Repeat every line of the data exactly, but not the pictures.

>> Begin Supplied material

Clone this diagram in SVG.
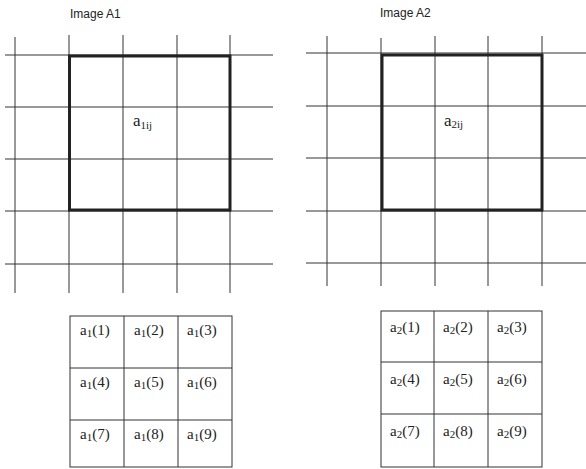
<svg xmlns="http://www.w3.org/2000/svg" width="586" height="469" viewBox="0 0 586 469">
<style>
.g{stroke:#333;stroke-width:1;fill:none}
.b{stroke:#222;stroke-width:3;fill:none}
.t{stroke:#333;stroke-width:1;fill:none}
.lab{font-family:"Liberation Sans",Arial,sans-serif;font-size:12px;fill:#222}
.m{font-family:"Liberation Serif","Times New Roman",serif;font-size:15px;fill:#222}
.c{font-size:17px}
.s{font-size:11px}
</style>
<rect width="586" height="469" fill="#fff"/>
<g id="imageA1">
<text class="lab" x="70" y="18">Image A1</text>
<g class="g">
<line x1="15" y1="37" x2="15" y2="293"/>
<line x1="69" y1="35" x2="69" y2="293"/>
<line x1="123" y1="35" x2="123" y2="293"/>
<line x1="177" y1="35" x2="177" y2="293"/>
<line x1="230" y1="35" x2="230" y2="293"/>
<line x1="5" y1="55" x2="273" y2="55"/>
<line x1="5" y1="107" x2="273" y2="107"/>
<line x1="5" y1="159" x2="273" y2="159"/>
<line x1="5" y1="211" x2="273" y2="211"/>
<line x1="5" y1="264" x2="273" y2="264"/>
</g>
<rect class="b" x="69.5" y="56" width="160.5" height="154"/>
<text class="m c" x="133" y="126">a<tspan class="s" dy="3">1ij</tspan></text>
</g>
<g id="imageA2">
<text class="lab" x="380" y="17">Image A2</text>
<g class="g">
<line x1="327" y1="36" x2="327" y2="286"/>
<line x1="381" y1="38" x2="381" y2="286"/>
<line x1="435" y1="36" x2="435" y2="286"/>
<line x1="488" y1="36" x2="488" y2="286"/>
<line x1="542" y1="36" x2="542" y2="286"/>
<line x1="306" y1="53" x2="586" y2="53"/>
<line x1="306" y1="106" x2="586" y2="106"/>
<line x1="306" y1="158" x2="586" y2="158"/>
<line x1="306" y1="211" x2="586" y2="211"/>
<line x1="306" y1="263" x2="586" y2="263"/>
</g>
<rect class="b" x="382" y="55" width="160" height="155"/>
<text class="m c" x="444" y="126">a<tspan class="s" dy="2">2ij</tspan></text>
</g>
<g id="tableA1">
<g class="t">
<rect x="70" y="316" width="162" height="151"/>
<line x1="124" y1="316" x2="124" y2="467"/>
<line x1="178" y1="316" x2="178" y2="467"/>
<line x1="70" y1="368" x2="232" y2="368"/>
<line x1="70" y1="420" x2="232" y2="420"/>
</g>
<text class="m" x="80" y="335">a<tspan class="s" dy="2">1</tspan><tspan dy="-2">(1)</tspan></text>
<text class="m" x="134" y="335">a<tspan class="s" dy="2">1</tspan><tspan dy="-2">(2)</tspan></text>
<text class="m" x="187" y="335">a<tspan class="s" dy="2">1</tspan><tspan dy="-2">(3)</tspan></text>
<text class="m" x="80" y="387">a<tspan class="s" dy="2">1</tspan><tspan dy="-2">(4)</tspan></text>
<text class="m" x="134" y="387">a<tspan class="s" dy="2">1</tspan><tspan dy="-2">(5)</tspan></text>
<text class="m" x="187" y="387">a<tspan class="s" dy="2">1</tspan><tspan dy="-2">(6)</tspan></text>
<text class="m" x="80" y="439">a<tspan class="s" dy="2">1</tspan><tspan dy="-2">(7)</tspan></text>
<text class="m" x="134" y="439">a<tspan class="s" dy="2">1</tspan><tspan dy="-2">(8)</tspan></text>
<text class="m" x="187" y="439">a<tspan class="s" dy="2">1</tspan><tspan dy="-2">(9)</tspan></text>
</g>
<g id="tableA2">
<g class="t">
<rect x="381" y="311" width="161" height="156"/>
<line x1="434" y1="311" x2="434" y2="467"/>
<line x1="488" y1="311" x2="488" y2="467"/>
<line x1="381" y1="362" x2="542" y2="362"/>
<line x1="381" y1="414" x2="542" y2="414"/>
</g>
<text class="m" x="390" y="332">a<tspan class="s" dy="2">2</tspan><tspan dy="-2">(1)</tspan></text>
<text class="m" x="443" y="332">a<tspan class="s" dy="2">2</tspan><tspan dy="-2">(2)</tspan></text>
<text class="m" x="497" y="332">a<tspan class="s" dy="2">2</tspan><tspan dy="-2">(3)</tspan></text>
<text class="m" x="390" y="384">a<tspan class="s" dy="2">2</tspan><tspan dy="-2">(4)</tspan></text>
<text class="m" x="443" y="384">a<tspan class="s" dy="2">2</tspan><tspan dy="-2">(5)</tspan></text>
<text class="m" x="497" y="384">a<tspan class="s" dy="2">2</tspan><tspan dy="-2">(6)</tspan></text>
<text class="m" x="390" y="436">a<tspan class="s" dy="2">2</tspan><tspan dy="-2">(7)</tspan></text>
<text class="m" x="443" y="436">a<tspan class="s" dy="2">2</tspan><tspan dy="-2">(8)</tspan></text>
<text class="m" x="497" y="436">a<tspan class="s" dy="2">2</tspan><tspan dy="-2">(9)</tspan></text>
</g>
</svg>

>> End Supplied material

* Answer to the task
Clone this diagram in SVG.
<svg xmlns="http://www.w3.org/2000/svg" width="586" height="469" viewBox="0 0 586 469">
<style>
.g{stroke:#333;stroke-width:1;fill:none}
.b{stroke:#222;stroke-width:3;fill:none}
.t{stroke:#333;stroke-width:1;fill:none}
.lab{font-family:"Liberation Sans",Arial,sans-serif;font-size:12px;fill:#222}
.m{font-family:"Liberation Serif","Times New Roman",serif;font-size:15px;fill:#222}
.c{font-size:17px}
.s{font-size:11px}
</style>
<rect width="586" height="469" fill="#fff"/>
<g id="imageA1">
<text class="lab" x="70" y="18">Image A1</text>
<g class="g">
<line x1="15" y1="37" x2="15" y2="293"/>
<line x1="69" y1="35" x2="69" y2="293"/>
<line x1="123" y1="35" x2="123" y2="293"/>
<line x1="177" y1="35" x2="177" y2="293"/>
<line x1="230" y1="35" x2="230" y2="293"/>
<line x1="5" y1="55" x2="273" y2="55"/>
<line x1="5" y1="107" x2="273" y2="107"/>
<line x1="5" y1="159" x2="273" y2="159"/>
<line x1="5" y1="211" x2="273" y2="211"/>
<line x1="5" y1="264" x2="273" y2="264"/>
</g>
<rect class="b" x="69.5" y="56" width="160.5" height="154"/>
<text class="m c" x="133" y="126">a<tspan class="s" dy="3">1ij</tspan></text>
</g>
<g id="imageA2">
<text class="lab" x="380" y="17">Image A2</text>
<g class="g">
<line x1="327" y1="36" x2="327" y2="286"/>
<line x1="381" y1="38" x2="381" y2="286"/>
<line x1="435" y1="36" x2="435" y2="286"/>
<line x1="488" y1="36" x2="488" y2="286"/>
<line x1="542" y1="36" x2="542" y2="286"/>
<line x1="306" y1="53" x2="586" y2="53"/>
<line x1="306" y1="106" x2="586" y2="106"/>
<line x1="306" y1="158" x2="586" y2="158"/>
<line x1="306" y1="211" x2="586" y2="211"/>
<line x1="306" y1="263" x2="586" y2="263"/>
</g>
<rect class="b" x="382" y="55" width="160" height="155"/>
<text class="m c" x="444" y="126">a<tspan class="s" dy="2">2ij</tspan></text>
</g>
<g id="tableA1">
<g class="t">
<rect x="70" y="316" width="162" height="151"/>
<line x1="124" y1="316" x2="124" y2="467"/>
<line x1="178" y1="316" x2="178" y2="467"/>
<line x1="70" y1="368" x2="232" y2="368"/>
<line x1="70" y1="420" x2="232" y2="420"/>
</g>
<text class="m" x="80" y="335">a<tspan class="s" dy="2">1</tspan><tspan dy="-2">(1)</tspan></text>
<text class="m" x="134" y="335">a<tspan class="s" dy="2">1</tspan><tspan dy="-2">(2)</tspan></text>
<text class="m" x="187" y="335">a<tspan class="s" dy="2">1</tspan><tspan dy="-2">(3)</tspan></text>
<text class="m" x="80" y="387">a<tspan class="s" dy="2">1</tspan><tspan dy="-2">(4)</tspan></text>
<text class="m" x="134" y="387">a<tspan class="s" dy="2">1</tspan><tspan dy="-2">(5)</tspan></text>
<text class="m" x="187" y="387">a<tspan class="s" dy="2">1</tspan><tspan dy="-2">(6)</tspan></text>
<text class="m" x="80" y="439">a<tspan class="s" dy="2">1</tspan><tspan dy="-2">(7)</tspan></text>
<text class="m" x="134" y="439">a<tspan class="s" dy="2">1</tspan><tspan dy="-2">(8)</tspan></text>
<text class="m" x="187" y="439">a<tspan class="s" dy="2">1</tspan><tspan dy="-2">(9)</tspan></text>
</g>
<g id="tableA2">
<g class="t">
<rect x="381" y="311" width="161" height="156"/>
<line x1="434" y1="311" x2="434" y2="467"/>
<line x1="488" y1="311" x2="488" y2="467"/>
<line x1="381" y1="362" x2="542" y2="362"/>
<line x1="381" y1="414" x2="542" y2="414"/>
</g>
<text class="m" x="390" y="332">a<tspan class="s" dy="2">2</tspan><tspan dy="-2">(1)</tspan></text>
<text class="m" x="443" y="332">a<tspan class="s" dy="2">2</tspan><tspan dy="-2">(2)</tspan></text>
<text class="m" x="497" y="332">a<tspan class="s" dy="2">2</tspan><tspan dy="-2">(3)</tspan></text>
<text class="m" x="390" y="384">a<tspan class="s" dy="2">2</tspan><tspan dy="-2">(4)</tspan></text>
<text class="m" x="443" y="384">a<tspan class="s" dy="2">2</tspan><tspan dy="-2">(5)</tspan></text>
<text class="m" x="497" y="384">a<tspan class="s" dy="2">2</tspan><tspan dy="-2">(6)</tspan></text>
<text class="m" x="390" y="436">a<tspan class="s" dy="2">2</tspan><tspan dy="-2">(7)</tspan></text>
<text class="m" x="443" y="436">a<tspan class="s" dy="2">2</tspan><tspan dy="-2">(8)</tspan></text>
<text class="m" x="497" y="436">a<tspan class="s" dy="2">2</tspan><tspan dy="-2">(9)</tspan></text>
</g>
</svg>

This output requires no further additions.